With regard to that defense, the FNE indicated that the crisis situation in which the economic operator at issue is located, amended the counterfactual, so that the reduction in competition that would affect the market after the operation would not be inherent in the same. In this regard, the competition authority emphasized that this is an exceptional situation –so much that it is the first time it had been applied in Chile in 60 years of its competition law regime– that it is only configured for the extent that the Parties can prove certain requirements.

The FNE rightly requires the Parties to prove that: (i) the company allegedly in crisis, because of its economic problems, will leave the market in the near future if it is not absorbed by another company; (ii) such exit will make the market disappearance from the tangible and intangible assets of that company inevitable; and, (iii) there is no other option to preserve the company’s assets in the market that is less burdensome to competition, with efforts being made to find alternative options.

Specifically, in this case, the FNE considered that:

(i) the operation of the Object Station was unworkable without the constant and permanent support of its business group and it would be ad portas of widespread insolvency; that the negative results of the Object Station were long-standing, so a possible debt judicial reorganization strategy would have little expectation of success; and, that the situation had been aggravated by the constitutional exceptional state of emergency decreed in the area in October 2019 and the constitutional state of emergency of public calamity catastrophe produced by COVID-19 (importantly, the FNE stated that even without both exceptional state emergencies the failing firm defense would have been proved anyway).

(ii) given the high cost and its virtually zero residual value, it would not be feasible to withdraw the assets from the land of the Object Station or its transfer to another location, nor would it be an option for SMR to operate the Object Station directly and there would be no other economic agent willing to acquire and operate the assets; and,

(iii) reasonable efforts would have been made to find options to preserve the Object Station’s assets in the market in a less burdensome manner to competition than the Operation.

Thus, the FNE estimated that the exit of the Object Station from the market would result in a deterioration of the competitive structure of the market at least equivalent to that generated by the Operation, because given the competitive proximity between the Object Station and Copec, much of the sales volume of the first would be also captured by the second –whether the operation materializes or not–. In that regard, the Decision states that, by establishing the failing firm defense, the Operation itself would not be able to substantially reduce competition.

Moreover, the Operation would be less harmful to consumers than the counterfactual scenario of the imminent exit of the assets because it will maintain the location of a filling station.
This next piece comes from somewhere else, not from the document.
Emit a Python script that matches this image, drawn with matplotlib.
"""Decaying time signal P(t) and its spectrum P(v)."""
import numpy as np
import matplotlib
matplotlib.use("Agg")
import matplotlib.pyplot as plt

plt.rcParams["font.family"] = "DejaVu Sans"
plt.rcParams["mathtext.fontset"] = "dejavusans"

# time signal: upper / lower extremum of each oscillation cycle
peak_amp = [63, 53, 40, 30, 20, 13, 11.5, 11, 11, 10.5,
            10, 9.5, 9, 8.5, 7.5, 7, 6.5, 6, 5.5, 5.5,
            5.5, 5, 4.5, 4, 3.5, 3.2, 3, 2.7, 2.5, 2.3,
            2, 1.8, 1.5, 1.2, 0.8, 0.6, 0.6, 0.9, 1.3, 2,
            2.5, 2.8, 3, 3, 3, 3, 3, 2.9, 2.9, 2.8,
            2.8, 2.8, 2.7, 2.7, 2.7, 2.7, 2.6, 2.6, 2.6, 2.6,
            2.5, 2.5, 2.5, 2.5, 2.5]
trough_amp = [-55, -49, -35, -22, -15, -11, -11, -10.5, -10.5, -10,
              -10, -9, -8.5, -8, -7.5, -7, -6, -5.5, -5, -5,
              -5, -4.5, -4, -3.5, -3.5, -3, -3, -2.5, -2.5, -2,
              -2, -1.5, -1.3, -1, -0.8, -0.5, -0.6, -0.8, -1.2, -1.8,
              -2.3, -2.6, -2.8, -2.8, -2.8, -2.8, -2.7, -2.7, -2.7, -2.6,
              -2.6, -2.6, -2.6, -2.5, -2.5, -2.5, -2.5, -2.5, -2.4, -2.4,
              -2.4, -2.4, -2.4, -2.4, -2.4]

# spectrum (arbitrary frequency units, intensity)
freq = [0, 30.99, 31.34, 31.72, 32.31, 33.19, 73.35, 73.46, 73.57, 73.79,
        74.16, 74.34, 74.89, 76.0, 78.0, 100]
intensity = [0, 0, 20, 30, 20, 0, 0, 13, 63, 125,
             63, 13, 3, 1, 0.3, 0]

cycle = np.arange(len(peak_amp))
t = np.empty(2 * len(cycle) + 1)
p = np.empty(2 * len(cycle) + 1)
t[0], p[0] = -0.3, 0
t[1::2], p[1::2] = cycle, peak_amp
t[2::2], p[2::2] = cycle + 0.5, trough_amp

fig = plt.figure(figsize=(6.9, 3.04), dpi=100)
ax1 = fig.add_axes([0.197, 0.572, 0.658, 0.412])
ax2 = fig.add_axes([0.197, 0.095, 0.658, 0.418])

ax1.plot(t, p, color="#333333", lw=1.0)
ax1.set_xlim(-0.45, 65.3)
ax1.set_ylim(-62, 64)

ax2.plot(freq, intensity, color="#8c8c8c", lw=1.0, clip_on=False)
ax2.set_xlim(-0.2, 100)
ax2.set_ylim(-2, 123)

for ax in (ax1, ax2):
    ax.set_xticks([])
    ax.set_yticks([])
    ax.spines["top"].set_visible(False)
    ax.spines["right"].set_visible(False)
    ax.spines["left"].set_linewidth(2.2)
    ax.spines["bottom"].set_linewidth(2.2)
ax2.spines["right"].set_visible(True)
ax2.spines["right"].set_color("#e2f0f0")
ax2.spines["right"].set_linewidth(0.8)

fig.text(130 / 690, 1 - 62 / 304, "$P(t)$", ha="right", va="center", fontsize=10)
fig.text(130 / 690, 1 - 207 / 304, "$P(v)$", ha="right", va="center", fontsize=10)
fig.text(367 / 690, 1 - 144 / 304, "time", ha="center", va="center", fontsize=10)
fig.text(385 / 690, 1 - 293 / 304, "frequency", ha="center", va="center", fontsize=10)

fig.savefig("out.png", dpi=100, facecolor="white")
This would be particularly important for consumers in the district of Hualpén, since there would be a low number of filling stations in proportion to the number of inhabitants and would have unfavorable entry conditions.

In summary, despite the anti-competitive risks of the Operation, the FNE decided to simply approve it, since it considered that those risks would not be inherent in the Operations, since the failing firm defense, for the first time in Chile, had been established.